I have some content that is generated by the Drupal CMS that contains strings like:
\"... \\n Proficient knowledge of \\x3cstrong\\x3emedical\\x3c/strong\\x3
Ok, this will do it:
/**
* Converts all UTF-8 Units ( \xXX ) back into ascii characters.
*
* @param string $input String which includes some UTF-8 units
* @return string
*/
function convertUTF8Units($input) {
include $path;
$part = "";
$output = $input;
$len = strlen($input)-4;
for($i=0; $i<=$len; $i++) {
$part = substr($input, $i, 4);
if ((substr($part, 0, 2) === "\\x")) {
$raw = hex2bin( $part );
$raw = trim($raw);
$pattern = "/\\".$part."/";
$output = preg_replace($pattern, $raw, $output);
}
}
return $output;
}
/**
* Function to convert a hex code back to ascii string. Taken from
* http://devcorner.georgievi.net/pages/programming/php/hex2bin-php.
*
* @param string $hex_string String of format: \xXX
* @return string
*/
define('HEX2BIN_WS', " \t\n\r");
function hex2bin($hex_string) {
$pos = 0;
$result = '';
while ($pos < strlen($hex_string)) {
if (strpos(HEX2BIN_WS, $hex_string{$pos}) !== FALSE) {
$pos++;
}
else {
$code = hexdec(substr($hex_string, $pos, 2));
$pos = $pos + 2;
$result .= chr($code);
}
}
return $result;
}
I'm a little fuzzy on exactly what I'm converting to what though; all I'm sure about is that it passes all the JSON validators now. While pursuing this UTF-8, UTF-8 Units, Binary somethings, Hex values and ascii characters have all come up. I can't actually articulate the difference, nor can I definitively say what the input, conversions, or output of these functions are.
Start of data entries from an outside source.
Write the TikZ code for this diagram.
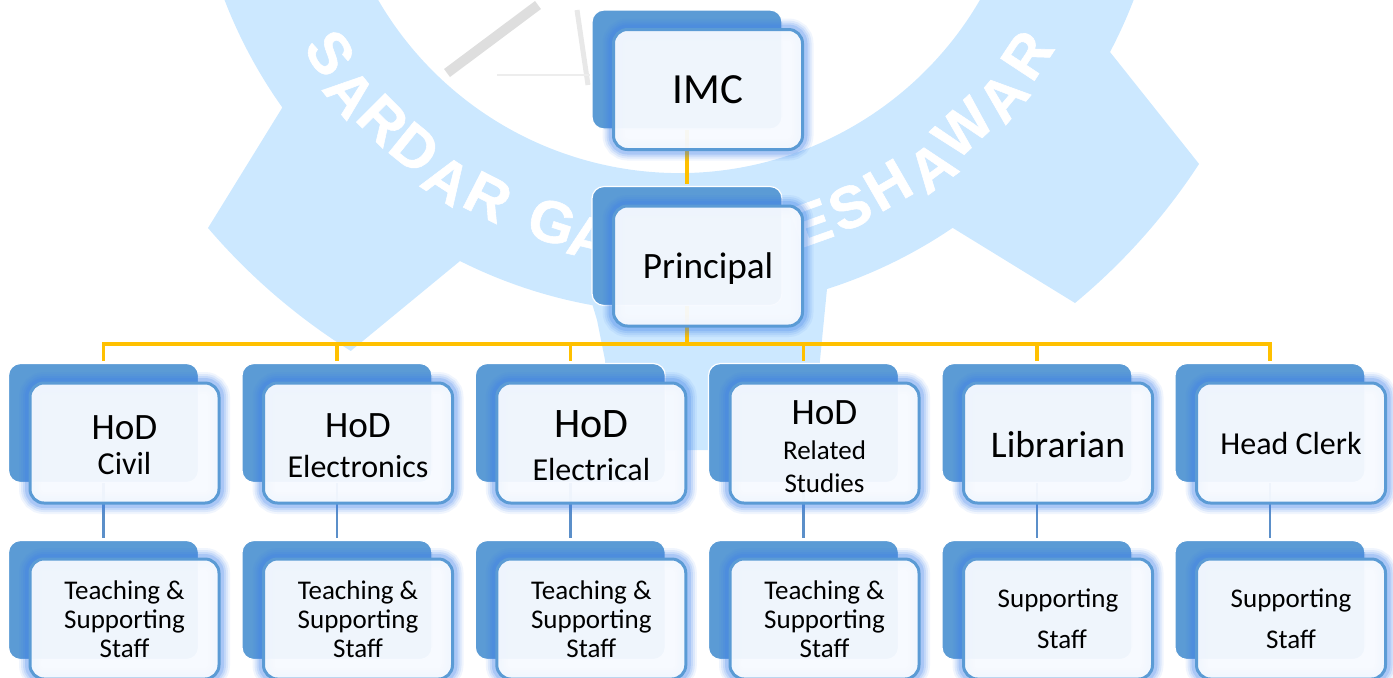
\documentclass[tikz,border=0pt]{standalone}
\usepackage{fontspec}
\setmainfont{Carlito}
\newfontfamily\markfont[BoldFeatures={FakeBold=1}]{Liberation Sans}
\newcommand{\fs}[1]{\fontsize{#1}{#1}\selectfont}
\newcommand{\topgap}[1]{\rule{0pt}{#1pt}}
\definecolor{gearblue}{HTML}{CCE8FF}
\definecolor{backblue}{HTML}{5B9BD5}
\definecolor{glowblue}{HTML}{3D7FEA}
\definecolor{faceblue}{HTML}{F7FAFF}
\definecolor{lineblue}{HTML}{5B8FC9}
\definecolor{busgold}{HTML}{FFC000}
\tikzset{
  back/.style={rectangle, rounded corners=6pt, draw=white, line width=.6pt, fill=backblue, minimum width=95pt, minimum height=59.5pt, inner sep=0pt},
  card/.style={rectangle, rounded corners=7pt, draw=backblue, line width=1.5pt, fill=faceblue, fill opacity=.95, draw opacity=1, text opacity=1, minimum width=94.5pt, minimum height=60pt, inner sep=0pt, align=center, font=\fs{13.5},
    preaction={draw=glowblue, line width=11pt, draw opacity=.08, fill opacity=0},
    preaction={draw=glowblue, line width=9pt, draw opacity=.11, fill opacity=0},
    preaction={draw=glowblue, line width=7pt, draw opacity=.14, fill opacity=0},
    preaction={draw=glowblue, line width=5pt, draw opacity=.20, fill opacity=0}},
  letter/.style={text=white, font=\markfont\bfseries\fontsize{29.5}{29.5}\selectfont, inner sep=0pt},
  bus/.style={draw=busgold, line width=1.8pt, shorten >=1.2pt},
  drop/.style={draw=lineblue, line width=1.3pt, shorten >=1.2pt}
}
\begin{document}
\begin{tikzpicture}[x=.5pt, y=-.5pt]
	\useasboundingbox (0,0) rectangle (1393,677);
	\clip (0,0) rectangle (1393,677);

	% watermark
	\coordinate (gearc) at (679,-175);
	\fill[gearblue] ([shift={(195:243.5pt)}]gearc) arc[start angle=195, end angle=215.46, radius=243.5pt]
		-- (208,228) arc[start angle=220.55, end angle=238, radius=310.5pt]
		-- (460,261) arc[start angle=243.3, end angle=259.8, radius=243.5pt]
		-- (597,320) -- (605,360) -- (612,450) -- (818,450) -- (820,360)
		-- (827,289) arc[start angle=287.7, end angle=304.2, radius=243.5pt]
		-- (1075,303) arc[start angle=309.64, end angle=326.9, radius=310.5pt]
		-- (1110,52) arc[start angle=332.2, end angle=345, radius=243.5pt]
		-- ([shift={(345:174pt)}]gearc) arc[start angle=345, end angle=195, radius=174pt] -- cycle;
	\draw[black!13, line width=5pt] (447,73) -- (538,5);
	\draw[black!9, line width=2.5pt] (577,10) -- (588,85);
	\draw[black!7, line width=1.2pt] (497,75) -- (590,75);
	\node[letter, rotate=-56.8] (m1) at (330,53) {S};
	\node[letter, rotate=-50.8] (m2) at (350,93) {A};
	\node[letter, rotate=-45] (m3) at (383,120) {R};
	\node[letter, rotate=-39] (m4) at (415,148) {D};
	\node[letter, rotate=-33] (m5) at (447,180) {A};
	\node[letter, rotate=-27] (m6) at (488,197) {R};
	\node[letter, rotate=-17.7] (m7) at (552,222) {G};
	\node[letter, rotate=-13.5] (m8) at (590,238) {A};
	\node[letter, rotate=19.6] (m9) at (811,223) {E};
	\node[letter, rotate=24] (m10) at (850,207) {S};
	\node[letter, rotate=30] (m11) at (888,185) {H};
	\node[letter, rotate=36.5] (m12) at (932,167) {A};
	\node[letter, rotate=43] (m13) at (963,128) {W};
	\node[letter, rotate=50] (m14) at (1003,97) {A};
	\node[letter, rotate=56.6] (m15) at (1027,55) {R};

	% back plates
	\node[back] (imcb) at (687,69.5) {};
	\node[back] (prinb) at (687,246) {};
	\node[back] (civilb) at (103.5,423) {};
	\node[back] (etronb) at (337,423) {};
	\node[back] (etricb) at (570.3,423) {};
	\node[back] (relb) at (803.5,423) {};
	\node[back] (libb) at (1037,423) {};
	\node[back] (clerkb) at (1270,423) {};
	\node[back] (civiltb) at (103.5,600) {};
	\node[back] (etrontb) at (337,600) {};
	\node[back] (etrictb) at (570.3,600) {};
	\node[back] (reltb) at (803.5,600) {};
	\node[back] (libtb) at (1037,600) {};
	\node[back] (clerktb) at (1270,600) {};

	% connectors
	\coordinate (busc) at (687,344);
	\draw[bus] (imcb) -- (prinb);
	\draw[bus, shorten >=0pt] (prinb) -- (busc);
	\draw[bus] (busc) -| (civilb);
	\draw[bus] (busc) -| (etronb);
	\draw[bus] (busc) -| (etricb);
	\draw[bus] (busc) -| (relb);
	\draw[bus] (busc) -| (libb);
	\draw[bus] (busc) -| (clerkb);
	\draw[drop] (civilb) -- (civiltb);
	\draw[drop] (etronb) -- (etrontb);
	\draw[drop] (etricb) -- (etrictb);
	\draw[drop] (relb) -- (reltb);
	\draw[drop] (libb) -- (libtb);
	\draw[drop] (clerkb) -- (clerktb);

	% front cards
	\node[card] (imc) at (708,89.5) {\fs{21.5}IMC};
	\node[card] (prin) at (708,266) {\fs{18.6}\topgap{15.5}Principal};
	\node[card] (civil) at (124.5,443) {\fs{18.6}\topgap{14}HoD\\[4pt]\fs{16}Civil};
	\node[card] (etron) at (358,443) {\fs{18.6}\topgap{15}HoD\\[6.5pt]\fs{16}Electronics};
	\node[card] (etric) at (591.3,443) {\fs{21}\topgap{16.5}HoD\\[8pt]\fs{16}Electrical};
	\node[card] (rel) at (824.5,443) {\fs{18.6}\topgap{15.5}HoD\\[4pt]Related\\[3pt]Studies};
	\node[card] (lib) at (1058,443) {\fs{18.8}\topgap{14.8}Librarian};
	\node[card] (clerk) at (1291,443) {\fs{16}Head Clerk};
	\node[card] (civilt) at (124.5,619) {Teaching \&\\[1pt]Supporting\\[1pt]Staff};
	\node[card] (etront) at (358,619) {Teaching \&\\[1pt]Supporting\\[1pt]Staff};
	\node[card] (etrict) at (591.3,619) {Teaching \&\\[1pt]Supporting\\[1pt]Staff};
	\node[card] (relt) at (824.5,619) {Teaching \&\\[1pt]Supporting\\[1pt]Staff};
	\node[card] (libt) at (1058,619) {Supporting\\[7pt]\hspace*{4pt}Staff};
	\node[card] (clerkt) at (1291,619) {Supporting\\[7pt]Staff};
\end{tikzpicture}
\end{document}
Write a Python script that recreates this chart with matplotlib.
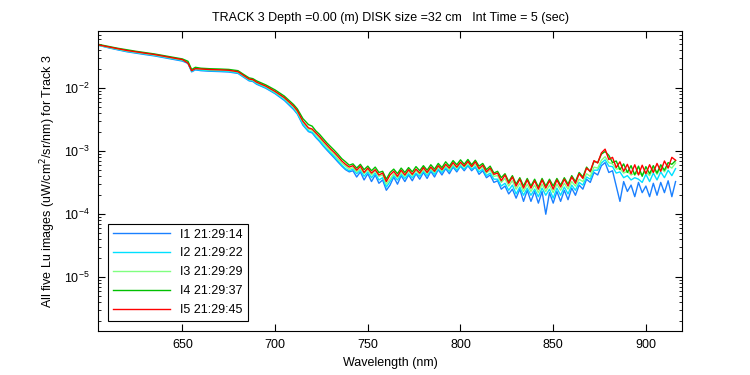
import numpy as np
import matplotlib
matplotlib.use('Agg')
import matplotlib.pyplot as plt

plt.rcParams['font.family'] = ['Liberation Sans', 'DejaVu Sans']

# wavelength grid (nm)
wl = [605, 610, 615, 620, 625, 630, 635, 640, 645, 650, 653, 655, 657, 660, 665,
      670, 675, 680, 683, 686, 688, 690, 695, 700, 705, 710, 712, 715, 718, 720,
      722, 724, 726, 728, 730, 732, 734, 736, 738, 740,
      742, 744, 746, 748, 750, 752, 754, 756, 758, 760,
      762, 764, 766, 768, 770, 772, 774, 776, 778, 780,
      782, 784, 786, 788, 790, 792, 794, 796, 798, 800,
      802, 804, 806, 808, 810, 812, 814, 816, 818, 820,
      822, 824, 826, 828, 830, 832, 834, 836, 838, 840,
      842, 844, 846, 848, 850, 852, 854, 856, 858, 860,
      862, 864, 866, 868, 870, 872, 874, 876, 878, 880,
      882, 884, 886, 888, 890, 892, 894, 896, 898, 900,
      902, 904, 906, 908, 910, 912, 914, 916]

# Lu values in units of 1e-4 uW/cm^2/sr/nm
lu1 = [480, 440, 408, 380, 360, 342, 326, 306, 288, 270, 248, 182, 196, 190, 186,
       184, 181, 172, 150, 131, 128, 116, 100, 82, 64, 46, 39, 26, 20.5, 19.5,
       16.5, 14.3, 12.1, 10.4, 9.0, 7.8, 6.7, 5.8, 5.1, 4.7,
       4.9, 3.9, 4.7, 3.5, 4.4, 3.3, 4.2, 3.1, 3.5, 2.4,
       2.9, 3.9, 3.0, 4.1, 3.3, 4.2, 3.4, 4.4, 3.6, 4.6,
       3.7, 4.8, 3.9, 5.1, 4.2, 5.3, 4.4, 5.6, 4.7, 5.8,
       4.9, 5.9, 4.9, 5.6, 4.3, 4.9, 3.8, 4.2, 3.2, 3.4,
       2.5, 2.8, 2.1, 2.5, 1.8, 2.5, 1.6, 2.4, 1.6, 2.3,
       1.5, 2.3, 1.0, 2.2, 1.5, 2.3, 1.6, 2.4, 1.7, 2.6,
       2.0, 2.9, 2.5, 3.6, 3.2, 4.6, 4.2, 5.9, 6.6, 4.6,
       4.9, 2.8, 1.6, 3.3, 2.3, 2.9, 1.9, 3.2, 2.2, 2.8,
       1.9, 3.1, 2.0, 3.2, 2.2, 3.4, 1.9, 3.3]
lu2 = [478, 444, 414, 386, 367, 349, 332, 312, 293, 276, 253, 185, 199, 194, 190,
       188, 185, 175, 153, 134, 131, 119, 102, 84, 66, 48, 40, 27, 21, 20,
       17, 14.8, 12.5, 10.8, 9.4, 8.2, 7.0, 6.0, 5.3, 4.9,
       5.2, 4.4, 5.0, 4.0, 4.7, 3.8, 4.5, 3.5, 3.8, 2.7,
       3.3, 4.1, 3.5, 4.3, 3.7, 4.4, 3.8, 4.5, 4.0, 4.8,
       4.1, 5.0, 4.3, 5.2, 4.6, 5.5, 4.8, 5.8, 5.0, 5.9,
       5.2, 6.0, 5.2, 5.7, 4.7, 5.2, 4.1, 4.5, 3.6, 3.6,
       2.8, 3.1, 2.4, 2.9, 2.1, 2.7, 2.0, 2.6, 2.0, 2.5,
       1.9, 2.6, 2.0, 2.5, 1.8, 2.6, 2.0, 2.7, 2.1, 2.9,
       2.4, 3.2, 2.9, 3.9, 3.6, 5.0, 5.0, 6.5, 7.3, 5.8,
       5.7, 4.5, 4.7, 3.8, 4.1, 3.5, 3.8, 3.6, 3.2, 4.3,
       3.3, 4.5, 3.5, 4.7, 3.8, 5.0, 4.1, 5.3]
lu3 = [482, 450, 420, 394, 374, 356, 339, 319, 300, 282, 259, 190, 205, 200, 196,
       194, 191, 181, 158, 138, 135, 123, 106, 87, 69, 50, 42, 29, 22.5, 21.5,
       18.5, 16, 13.5, 11.6, 10.0, 8.8, 7.5, 6.5, 5.8, 5.2,
       5.5, 4.7, 5.3, 4.4, 5.1, 4.2, 4.9, 4.0, 4.2, 3.0,
       3.6, 4.4, 3.8, 4.6, 4.0, 4.8, 4.1, 4.9, 4.3, 5.1,
       4.4, 5.3, 4.6, 5.6, 4.9, 5.8, 5.1, 6.1, 5.4, 6.3,
       5.6, 6.4, 5.6, 6.2, 5.1, 5.6, 4.5, 5.0, 4.0, 4.1,
       3.2, 3.7, 2.8, 3.4, 2.5, 3.1, 2.3, 3.0, 2.3, 2.9,
       2.2, 3.0, 2.3, 2.9, 2.2, 3.0, 2.4, 3.1, 2.5, 3.3,
       2.8, 3.6, 3.3, 4.4, 4.0, 5.6, 5.4, 7.2, 8.2, 6.6,
       6.3, 5.2, 5.3, 4.5, 4.8, 4.2, 4.5, 4.4, 4.3, 4.7,
       4.1, 5.4, 4.3, 5.6, 4.7, 5.9, 5.4, 6.5]
lu4 = [495, 462, 432, 408, 386, 368, 350, 330, 310, 292, 268, 198, 215, 208, 204,
       202, 199, 190, 166, 146, 142, 131, 113, 94, 75, 55, 47, 33, 26.5, 25,
       21, 18.5, 15.8, 13.5, 11.8, 10.3, 8.9, 7.6, 6.8, 6.0,
       6.3, 5.4, 6.2, 5.1, 5.8, 4.9, 5.6, 4.6, 4.8, 3.6,
       4.6, 5.2, 4.4, 5.4, 4.6, 5.5, 4.7, 5.7, 4.9, 5.9,
       5.0, 6.1, 5.2, 6.4, 5.5, 6.8, 5.8, 7.1, 6.1, 7.3,
       6.2, 7.4, 6.1, 7.2, 5.8, 6.4, 5.1, 5.8, 4.5, 4.8,
       3.8, 4.4, 3.3, 4.1, 3.0, 3.8, 2.8, 3.7, 2.8, 3.6,
       2.7, 3.7, 2.8, 3.6, 2.8, 3.7, 2.9, 3.8, 3.0, 4.1,
       3.3, 4.6, 3.9, 5.6, 4.7, 6.9, 6.6, 9.0, 9.9, 8.6,
       6.6, 7.0, 5.1, 6.3, 4.6, 5.9, 4.2, 5.8, 4.0, 5.7,
       4.4, 5.9, 4.5, 6.1, 5.0, 6.6, 6.2, 7.1]
lu5 = [486, 455, 425, 398, 378, 360, 343, 323, 303, 285, 250, 190, 205, 202, 198,
       196, 193, 183, 160, 140, 137, 125, 108, 89, 71, 52, 44, 30, 23.5, 22.5,
       19.5, 17, 14.5, 12.5, 10.8, 9.5, 8.2, 7.0, 6.2, 5.6,
       5.9, 5.0, 5.8, 4.6, 5.4, 4.5, 5.1, 4.2, 4.5, 3.3,
       4.2, 4.8, 4.0, 5.0, 4.2, 5.1, 4.3, 5.2, 4.5, 5.5,
       4.6, 5.6, 4.8, 5.9, 5.1, 6.2, 5.4, 6.6, 5.6, 6.7,
       5.8, 6.9, 5.7, 6.8, 5.3, 6.0, 4.7, 5.4, 4.3, 4.5,
       3.4, 4.2, 3.1, 3.9, 2.8, 3.6, 2.6, 3.5, 2.6, 3.4,
       2.5, 3.5, 2.6, 3.4, 2.5, 3.5, 2.7, 3.6, 2.8, 3.9,
       3.1, 4.4, 3.7, 5.4, 4.8, 7.1, 6.5, 9.4, 10.8, 7.4,
       8.0, 5.5, 6.8, 4.8, 6.2, 4.4, 6.1, 4.2, 6.0, 4.4,
       6.1, 4.6, 6.4, 4.8, 7.0, 5.4, 8.0, 7.2]

labels = ['I1 21:29:14', 'I2 21:29:22', 'I3 21:29:29', 'I4 21:29:37', 'I5 21:29:45']
colors = ['#1a80ff', '#00e0ff', '#80ff80', '#00c000', '#ff0000']

fig = plt.figure(figsize=(7.5, 3.75), dpi=100)
ax = fig.add_axes([0.1307, 0.1173, 0.7787, 0.8])

for serie, lab, col in zip([lu1, lu2, lu3, lu4, lu5], labels, colors):
    ax.semilogy(wl, np.array(serie) * 1e-4, color=col, lw=1.0, label=lab)

ax.set_xlim(604.5, 919.5)
ax.set_ylim(1.4e-6, 0.081)
ax.set_xticks([650, 700, 750, 800, 850, 900])
ax.tick_params(which='both', direction='in', top=True, right=True, labelsize=9)
ax.tick_params(which='major', length=5, pad=6)
ax.tick_params(which='minor', length=2.5)
ax.tick_params(axis='x', which='minor', bottom=False, top=False)
for s in ax.spines.values():
    s.set_linewidth(0.8)

ax.set_title('TRACK 3 Depth =0.00 (m) DISK size =32 cm   Int Time = 5 (sec)', fontsize=9, pad=7)
ax.set_xlabel('Wavelength (nm)', fontsize=9)
ax.set_ylabel('All five Lu images (uW/cm$^2$/sr/nm) for Track 3', fontsize=9)

leg = ax.legend(loc='lower left', bbox_to_anchor=(0.017, 0.033), borderaxespad=0,
                fancybox=False, edgecolor='black', framealpha=1, fontsize=9,
                handlelength=4.6, labelspacing=0.55)
leg.get_frame().set_linewidth(0.8)

plt.savefig('out.png', dpi=100)
plt.close()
Can anyone walk me through what my code is doing? :P
what about :
echo iconv('ASCII', 'UTF-8', "Proficient knowledge of \x3cstrong\x3emedical\x3c/strong\x3e terminology");
// returns Proficient knowledge of <strong>medical</strong> terminology
$jsonString = "... \n Yes \n \n \n The \x3cstrong\x3eMedical\x3c/strong\x3e Assistant performs patient screening care under the direction of the \x3cstrong\x3eMedical\x3c/strong\x3e Director/On-site provider including, but not limited to, EKG’s. ...";
$jsonString = str_replace(array('’'), array("'"), $jsonString);
echo iconv('ASCII', 'UTF8//IGNORE//TRANSLIT', nl2br($jsonString));
// returns ... <br>Yes <br><br><br>The <strong>Medical</strong> Assistant performs patient screening care under the direction of the <strong>Medical</strong> Director/On-site provider including, but not limited to, EKG's. ...
\x
usually represents hexadecimal, while \u
is for unicode. Your question has nothing to do with Unicode or unicode codepoints.
It is safe to use chr()
because \xFF
is 255
max and that is in ASCII range.
function weird_answer_to_weird_question($string)
{
return preg_replace_callback('#\\\\x([[:xdigit:]]{2})#ism', function($matches)
{
return chr(hexdec($matches[1]));
},
$string);
}
Output:
"... \n Proficient knowledge of medical terminology; typing skills at 40 wpm. Excellent communication and ... which involves access to sensitive and/or confidential medical information. Must demonstrate leadership skills in decision making and ..."
P.S.
You must also do a $string = str_replace('\n', "\n", $string);
or similar because json_encode()
will double encode that. Thanks to @netcoder for pointing it out.